Each ball has acceleration -g= -9.81 m/s^{2}. If we take "v" to be the initial velocity of each ball, then v(T)= v- 9.81T in m/s where T is measured in seconds since the ball was thrown.
In addition, the height of each ball after T seconds is given by
h(T)= vT- (9.81/2)T^{2}.
The ball will continue upward until its velocity is 0: v- 9.81T= 0 so
T= v/9.81. We are told that the height at that time is 3 m:
v(v/9.81)- (9.81/2)(v/9.81)^{2}= v^{2}/(2*9.81)= 3 so
v^{2}= 2*3*9.81 and v= &radi;(2*3*9.81).

You can find t in either of two ways: directly- The ball comes back to the person's had (assumed same height) exactly t seconds after the sixth ball is throne up and there is and interval of t seconds between each one: the first ball comes back to the person's had after 6t seconds: h(6t)= v(6t)- (9.81/2)(6t)^{2}= 0. You know v from the previous problem. Solve for t.
Less directly: because of the symmetry of the motion, each ball attains it highest point exactly half way through its motion: 3t.
Since you calculated that time, T, in the first problem, 3t= T. Solve for t.

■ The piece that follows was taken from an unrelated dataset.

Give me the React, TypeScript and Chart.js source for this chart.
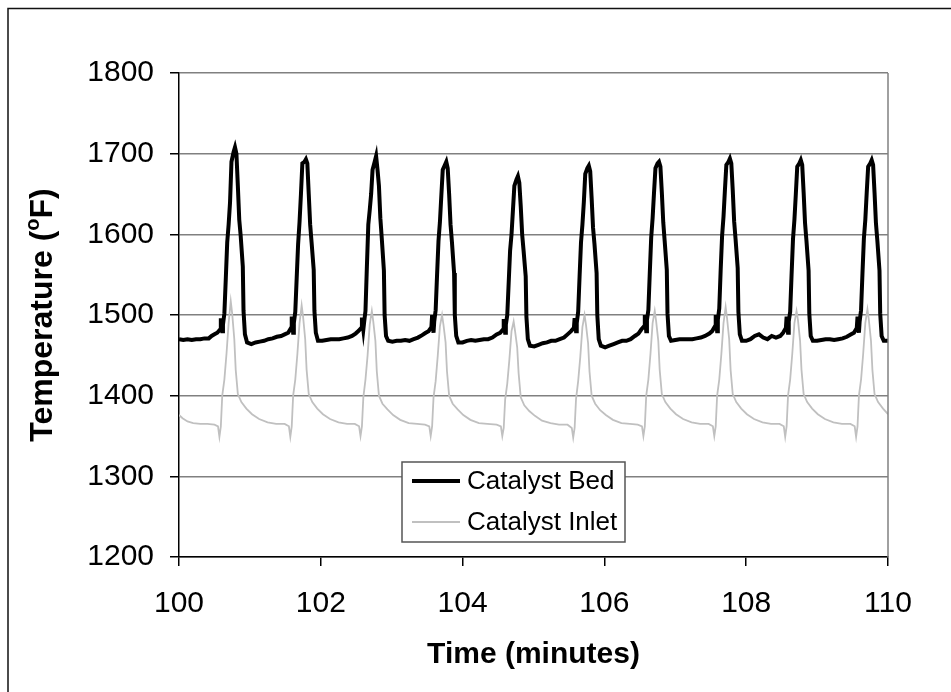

You know that when the first ball is again in the juggler's hand, time 6t has passed. Its height is0. The second ball is exactly "t" behind. Its height will be given by h(5t), the third ball's height will be h(4t), the fourth ball's height by h(3t), the fifth ball's height by h(2t), and the sixth ball's height by h(t). If the juggler throws the first ball up again the instant he catches it, each ball will have one of those 6 heights each time a ball is caught.